Жолтовский действительно приложил руку к оформлению отдельных интерьеров в гостинице «Метрополь». Дела его в Первопрестольной быстро пошли в гору. Через пару лет Ян уже мог позволить себе снять квартиру на третьем этаже роскошного дома наследниц Хлудовых. Соседние апартаменты занимали Кекушевы.
Гостиница «Метрополь» задумывалась Мамонтовым по европейскому образцу — помимо комфорта должна была предоставлять постояльцам возможности для разнообразного досуга: зимний сад, несколько ресторанов, магазины, выставочные залы и огромный оперный театр под стеклянной крышей, который прорезал пять этажей здания.
Для ознакомления с первоисточниками Кекушев отправляется в служебную командировку, о чем в одном из летних номеров за 1898 год сообщает газета «Новости дня»: «Архитектор Л.Н. Кекушев и инженер С.П. Чоколов на днях выехали за границу для осмотра в Вене, Берлине, Париже и Лондоне больших гостиниц, чтобы при окончательной выработке плана перестройки гостиницы «Метрополь» и сооружения здесь большого театра применить все новейшие усовершенствования, которые введены в Западной Европе». Из Европы Лев вернулся вдохновленный и сразу же приступил к созданию проекта.

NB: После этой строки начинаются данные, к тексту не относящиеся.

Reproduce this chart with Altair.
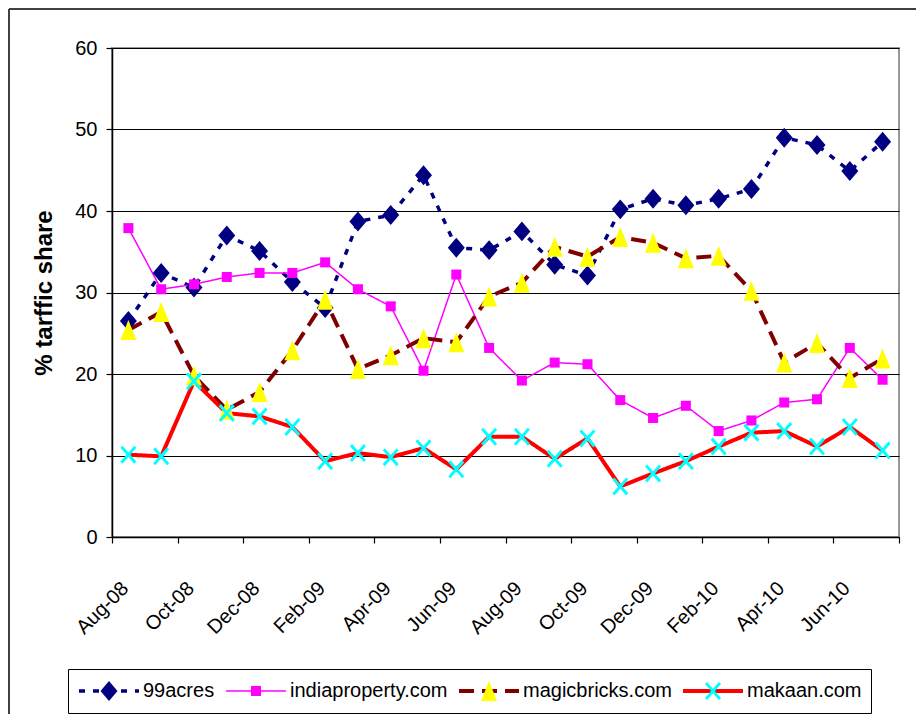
import altair as alt
import pandas as pd

FONT = "Liberation Sans, Arial, sans-serif"

months = ["Aug-08", "Sep-08", "Oct-08", "Nov-08", "Dec-08", "Jan-09", "Feb-09", "Mar-09",
          "Apr-09", "May-09", "Jun-09", "Jul-09", "Aug-09", "Sep-09", "Oct-09", "Nov-09",
          "Dec-09", "Jan-10", "Feb-10", "Mar-10", "Apr-10", "May-10", "Jun-10", "Jul-10"]
series = ["99acres", "indiaproperty.com", "magicbricks.com", "makaan.com"]

acres99 = [26.5, 32.4, 30.6, 37.0, 35.1, 31.3, 28.1, 38.7, 39.5, 44.4, 35.5, 35.2,
           37.5, 33.4, 32.1, 40.2, 41.5, 40.7, 41.5, 42.7, 49.0, 48.1, 44.9, 48.5]
indiaproperty = [37.9, 30.4, 31.0, 31.9, 32.4, 32.4, 33.7, 30.4, 28.3, 20.4, 32.2, 23.2,
                 19.2, 21.4, 21.2, 16.8, 14.6, 16.1, 13.0, 14.3, 16.5, 16.9, 23.2, 19.3]
magicbricks = [25.4, 27.6, 19.8, 15.6, 17.8, 22.9, 29.1, 20.6, 22.3, 24.4, 23.9, 29.5,
               31.2, 35.6, 34.4, 36.8, 36.1, 34.2, 34.5, 30.2, 21.4, 23.8, 19.5, 21.9]
makaan = [10.1, 9.9, 19.1, 15.2, 14.8, 13.5, 9.3, 10.3, 9.8, 10.9, 8.3, 12.3,
          12.3, 9.6, 12.1, 6.2, 7.8, 9.3, 11.1, 12.8, 13.0, 11.1, 13.5, 10.6]

y_ticks = [0, 10, 20, 30, 40, 50, 60]

# styles
line_colors = ["#000080", "#FF00FF", "#800000", "#FF0000"]
marker_colors = ["#000080", "#FF00FF", "#FFFF00", "#00FFFF"]
line_dashes = [[6, 8], [1, 0], [15, 8], [1, 0]]
line_widths = [3.5, 1.5, 4, 4]
# marker outlines in units where 1 = 30 px (symbol size 3600); leading moveTo's only set bounds
marker_paths = [
    "M-1,0M1,0M0,-0.333L0.283,0L0,0.333L-0.283,0Z",
    "M-1,0M1,0M-0.167,-0.167L0.167,-0.167L0.167,0.167L-0.167,0.167Z",
    "M-1,0M1,0M0,-0.333L0.267,0.333L-0.267,0.333Z",
    "M-1,0M1,0M-0.267,-0.23L-0.197,-0.3L0,-0.075L0.197,-0.3L0.267,-0.23L0.066,0"
    "L0.267,0.23L0.197,0.3L0,0.075L-0.197,0.3L-0.267,0.23L-0.066,0Z",
]

rows = []
for s, vals in zip(series, [acres99, indiaproperty, magicbricks, makaan]):
    for i, (m, v) in enumerate(zip(months, vals)):
        rows.append({"month": m, "idx": i, "series": s, "marker_key": s + " ", "share": v})
df = pd.DataFrame(rows)
marker_keys = [s + " " for s in series]

tick_vals = [i - 0.5 for i in range(0, len(months) + 1, 2)]
label_js = "[" + ",".join("'%s'" % m for m in months) + "]"

x_enc = alt.X(
    "idx:Q",
    scale=alt.Scale(domain=[-0.5, len(months) - 0.5], nice=False, zero=False),
    axis=alt.Axis(
        values=tick_vals,
        labelExpr=f"(datum.value + 0.5) < {len(months)} ? {label_js}[datum.value + 0.5] : ''",
        labelAngle=-45, labelAlign="right", labelBaseline="middle",
        labelOffset=13, labelPadding=42, labelFlush=False, labelOverlap=False,
        labelBound=False, grid=False, tickSize=6, title=None,
        domainColor="black", domainWidth=1.5, tickColor="black", tickWidth=1.2,
        labelFont=FONT, labelFontSize=20, labelColor="black",
    ),
)
y_enc = alt.Y(
    "share:Q",
    scale=alt.Scale(domain=[0, 60], nice=False, zero=True),
    axis=alt.Axis(
        values=y_ticks, title="% tarffic share", titleFont=FONT, titleFontSize=24,
        titleFontWeight="bold", titleColor="black", titlePadding=18,
        labelFont=FONT, labelFontSize=20, labelColor="black", labelPadding=9,
        tickSize=6, tickColor="black", tickWidth=1.2,
        grid=True, gridColor="black", gridWidth=1,
        domainColor="black", domainWidth=1.5,
    ),
)

common_legend = dict(
    orient="none", legendX=-44, legendY=621, direction="horizontal", columns=4,
    title=None, symbolSize=3600, labelFont=FONT, labelFontSize=20, labelColor="black",
    labelOffset=2, columnPadding=9, padding=9, clipHeight=26, labelLimit=0,
    symbolStrokeWidth=4,
)
legend_lines = alt.Legend(symbolType="M-1,0L1,0", strokeColor="black", fillColor="white",
                          **common_legend)
legend_markers = alt.Legend(labelOpacity=0, labelExpr="trim(datum.label)",
                            symbolStrokeColor="transparent", **common_legend)

base = alt.Chart(df)

lines = base.mark_line().encode(
    x=x_enc, y=y_enc,
    stroke=alt.Stroke("series:N", scale=alt.Scale(domain=series, range=line_colors),
                      legend=legend_lines),
    strokeDash=alt.StrokeDash("series:N",
                              scale=alt.Scale(type="ordinal", domain=series, range=line_dashes),
                              legend=legend_lines),
    strokeWidth=alt.StrokeWidth("series:N",
                                scale=alt.Scale(type="ordinal", domain=series, range=line_widths),
                                legend=legend_lines),
    order="idx:Q",
)

points = base.mark_point(filled=True, size=3600, opacity=1).encode(
    x=x_enc, y=y_enc,
    fill=alt.Fill("marker_key:N", scale=alt.Scale(domain=marker_keys, range=marker_colors),
                  legend=legend_markers),
    shape=alt.Shape("marker_key:N", scale=alt.Scale(domain=marker_keys, range=marker_paths),
                    legend=legend_markers),
)

frame_df = pd.DataFrame({"k": [0]})
frame_left = alt.Chart(frame_df).mark_rule(color="#404040", strokeWidth=2).encode(
    x=alt.value(-103), y=alt.value(-39), y2=alt.value(720))
frame_top = alt.Chart(frame_df).mark_rule(color="#404040", strokeWidth=2).encode(
    y=alt.value(-39), x=alt.value(-103), x2=alt.value(830))

chart = alt.layer(frame_left, frame_top, lines, points).properties(
    width=787, height=489,
    padding={"left": 104, "top": 40, "right": 17, "bottom": 177},
    autosize=alt.AutoSizeParams(type="none"),
    background="white",
).configure_view(stroke="#999999", strokeWidth=2)

chart.save("out.html", embed_options={"renderer": "svg", "actions": False})
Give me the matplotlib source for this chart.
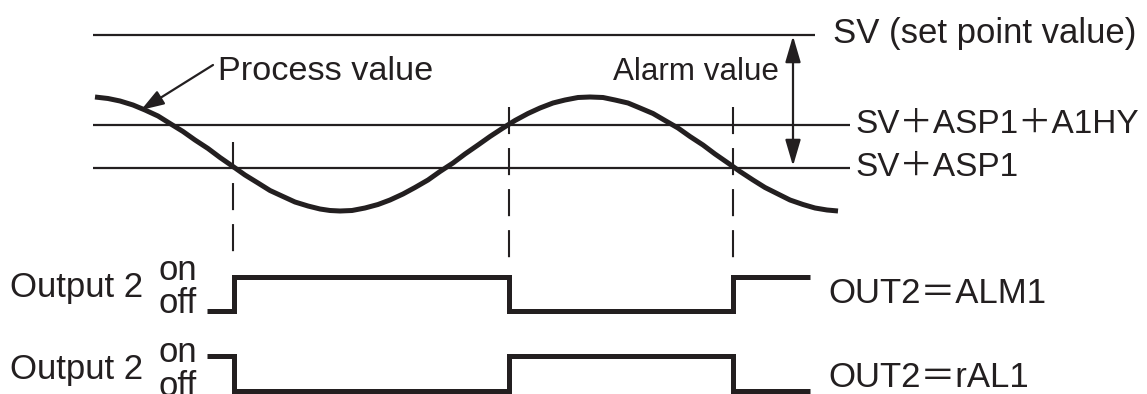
import matplotlib.pyplot as plt
from matplotlib.patches import FancyArrowPatch

# diagram levels (drawn in a pixel-like coordinate frame, y grows downward)
sv_level = 35
hyst_level = 125      # SV+ASP1+A1HY
alarm_level = 168     # SV+ASP1

# process value curve
pv_t = [95, 108, 120, 133, 145, 158, 170, 183, 195, 208, 220, 233, 245, 258,
        270, 283, 295, 308, 320, 330, 340, 352, 365, 378, 390, 403, 415, 428,
        440, 453, 465, 478, 490, 503, 515, 528, 540, 553, 565, 578, 590, 603,
        615, 628, 640, 653, 665, 678, 690, 703, 715, 728, 740, 753, 765, 778,
        790, 803, 815, 827, 838]
pv_y = [97, 98.5, 101, 105, 110, 116, 123.5, 131.5, 140, 148.5, 157.5, 166.5,
        175, 183, 190.5, 196.5, 202, 206, 209, 210.5, 211, 210.5, 208, 204.5,
        200, 194, 187.5, 180, 171.5, 163, 154, 145, 136.5, 128, 120.5, 113.5,
        108, 103, 100, 97.5, 97, 97.5, 100, 103, 108, 113.5, 120.5, 128,
        136.5, 145, 154, 163, 171.5, 180, 187.5, 194, 200, 204.5, 208, 210,
        211]

# switching instants (crossings) and output states
switch_t = [207, 234, 509, 733, 810]
alm1_state = [0, 1, 0, 1, 1]
ral1_state = [1, 0, 1, 0, 0]
alm1_rows = {1: 277, 0: 311}
ral1_rows = {1: 356, 0: 391}

ink = '#231f20'
fam = ['Liberation Sans', 'Noto Sans CJK JP']

fig = plt.figure(figsize=(11.47, 3.94), dpi=100)
ax = fig.add_axes([0, 0, 1, 1])
ax.set_xlim(0, 1147)
ax.set_ylim(394, 0)
ax.axis('off')

# reference levels
ax.plot([93, 815], [sv_level, sv_level], color=ink, lw=1.6, solid_capstyle='butt')
ax.plot([93, 850], [hyst_level, hyst_level], color=ink, lw=1.6, solid_capstyle='butt')
ax.plot([93, 850], [alarm_level, alarm_level], color=ink, lw=1.6, solid_capstyle='butt')

# process value
ax.plot(pv_t, pv_y, color=ink, lw=3.6, solid_capstyle='butt', solid_joinstyle='round')

# dashed markers at switching points
for x, y0, y1 in [(233, 142, 252), (509, 107, 258), (733, 107, 258)]:
    ax.plot([x, x], [y0, y1], color=ink, lw=1.5, linestyle=(0, (13, 6.7)))

# output traces
ax.plot(switch_t, [alm1_rows[s] for s in alm1_state], color=ink, lw=3.6,
        drawstyle='steps-post', solid_joinstyle='miter', solid_capstyle='butt')
ax.plot(switch_t, [ral1_rows[s] for s in ral1_state], color=ink, lw=3.6,
        drawstyle='steps-post', solid_joinstyle='miter', solid_capstyle='butt')

# arrows
ax.add_patch(FancyArrowPatch((213, 65), (141, 110),
                             arrowstyle='-|>,head_length=14,head_width=4.7',
                             mutation_scale=1, color=ink, lw=1.6,
                             shrinkA=0, shrinkB=0))
ax.add_patch(FancyArrowPatch((793, alarm_level - 2), (793, sv_level + 1),
                             arrowstyle='<|-|>,head_length=16,head_width=4.7',
                             mutation_scale=1, color=ink, lw=1.6,
                             shrinkA=0, shrinkB=0))

# labels
txt = dict(color=ink, family=fam, ha='left', va='baseline')
ax.text(833, 43, 'SV (set point value)', fontsize=25, **txt)
ax.text(855, 133, 'SV＋ASP1＋A1HY', fontsize=24, **txt)
ax.text(855, 176, 'SV＋ASP1', fontsize=24, **txt)
ax.text(218, 80, 'Process value', fontsize=24.7, **txt)
ax.text(613, 80, 'Alarm value', fontsize=22.6, **txt)
ax.text(10, 297, 'Output 2', fontsize=25, **txt)
ax.text(10, 379, 'Output 2', fontsize=25, **txt)
ax.text(158, 280, 'on', fontsize=25, **txt)
ax.text(158, 313, 'off', fontsize=25, **txt)
ax.text(158, 362, 'on', fontsize=25, **txt)
ax.text(158, 396, 'off', fontsize=25, **txt)
ax.text(828, 303, 'OUT2＝ALM1', fontsize=25, **txt)
ax.text(828, 387, 'OUT2＝rAL1', fontsize=25, **txt)

fig.savefig('out.png', dpi=100)
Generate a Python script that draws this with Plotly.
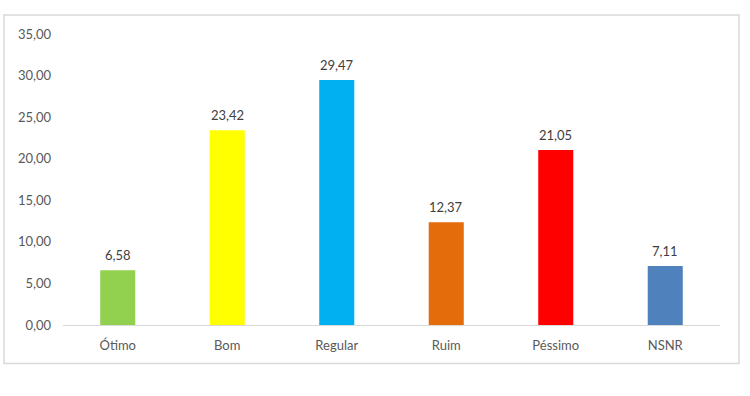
import plotly.graph_objects as go

categories = ["Ótimo", "Bom", "Regular", "Ruim", "Péssimo", "NSNR"]
values = [6.58, 23.42, 29.47, 12.37, 21.05, 7.11]
colors = ["#92D050", "#FFFF00", "#00B0F0", "#E46C0A", "#FF0000", "#4F81BD"]
tick_vals = [0, 5, 10, 15, 20, 25, 30, 35]

W, H = 750, 396
L, R, T, B = 63, 30, 34, 70.5
pw, ph = W - L - R, H - T - B

fig = go.Figure(go.Bar(
    x=categories, y=values, marker=dict(color=colors, line=dict(width=0)),
    hoverinfo="x+y",
))

for c, v in zip(categories, values):
    fig.add_annotation(x=c, y=v, text=f"{v:.2f}".replace(".", ","), showarrow=False,
                       yanchor="bottom", yshift=5,
                       font=dict(family="Lato", size=13, color="#404040"))

fig.update_layout(
    width=W, height=H,
    margin=dict(l=L, r=R, t=T, b=B, pad=0),
    paper_bgcolor="white", plot_bgcolor="white",
    separators=",.",
    bargap=0.68,
    showlegend=False,
    font=dict(family="Lato", size=13, color="#595959"),
    xaxis=dict(showgrid=False, showline=True, linecolor="#D9D9D9", linewidth=1,
               ticks="", tickfont=dict(size=13, color="#595959"), ticklabelstandoff=8),
    yaxis=dict(range=[0, 35], tickvals=tick_vals, tickformat=".2f", showgrid=False,
               zeroline=False, showline=False, ticks="", ticklabelstandoff=11,
               tickfont=dict(size=13, color="#595959")),
)

x0 = (4 - L) / pw
x1 = (739 - L) / pw
y0 = (H - B - 364) / ph
y1 = (H - B - 15) / ph
fig.add_shape(type="rect", xref="paper", yref="paper", x0=x0, x1=x1, y0=y0, y1=y1,
              line=dict(color="#D9D9D9", width=1.5), fillcolor="rgba(0,0,0,0)", layer="below")

fig.write_html("out.html", config={"displayModeBar": False},
               post_script="document.body.style.margin='0';")
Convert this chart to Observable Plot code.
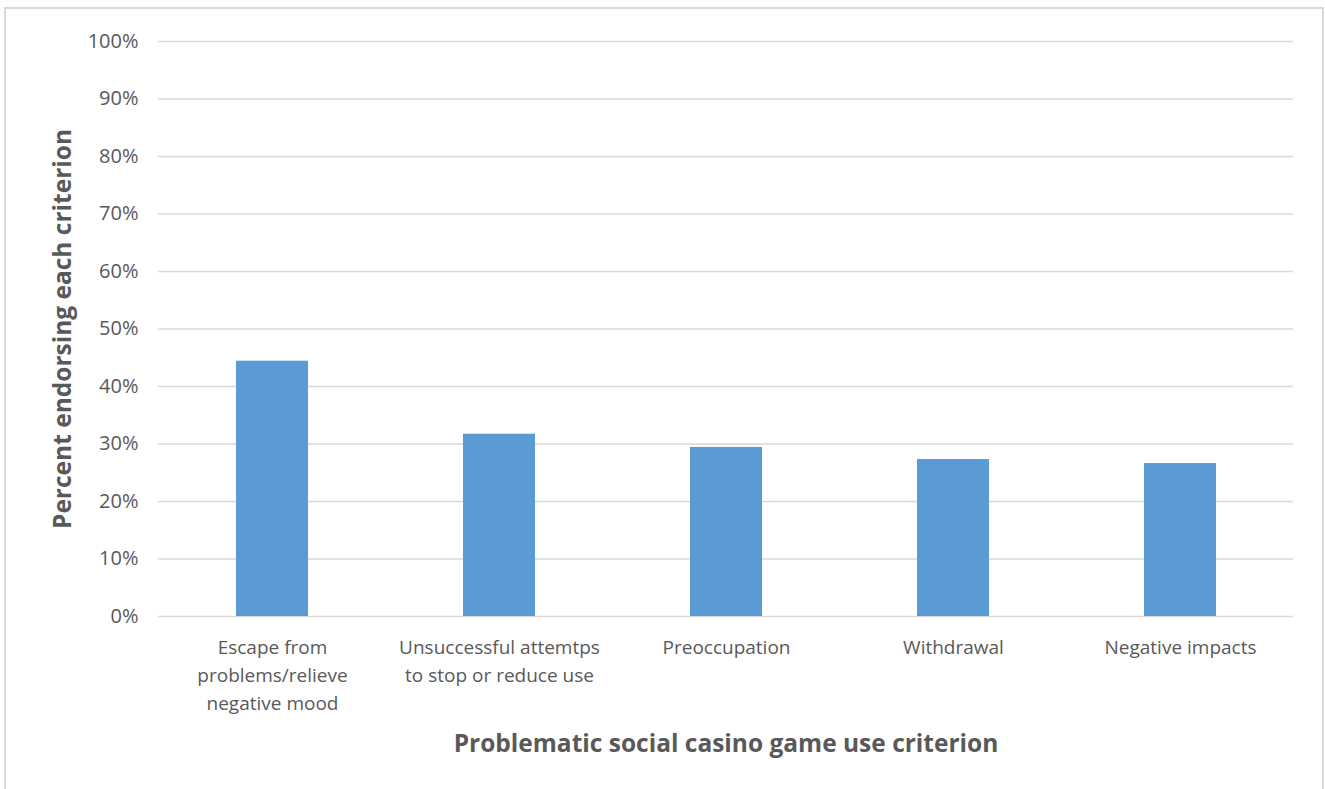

Он уже начал строить огромный объем вдоль Китайгородской стены, когда Мамонтов понял: в фасаде Кекушева ему мучительно не хватает новизны и блеска. Внешний облик гостиницы показался Савве Ивановичу слишком традиционным: стиль модерн зодчий вводил лишь узором балконных ограждений, рисунком козырька над входом и светильниками.
В январе 1899 года был объявлен открытый конкурс. В нем участвовали лучшие архитекторы страны, а победил опять-таки Кекушев. Однако волевым решением меценат отстранил архитектора от работы, назначив на это место двадцатичетырехлетнего Вильяма Валькота, до этого абсолютно ничего не создавшего. Потрясенный несправедливостью, зодчий тяжело переживал: «Савва, похоже, заболел англоманией».
Еще работая над «Метрополем», Лев Николаевич начинает строить особняк в Глазовском переулке, как предполагалось, под собственный дом: в феврале 1898 года, в Касьянов день, в семье появился первенец — сын Коленька.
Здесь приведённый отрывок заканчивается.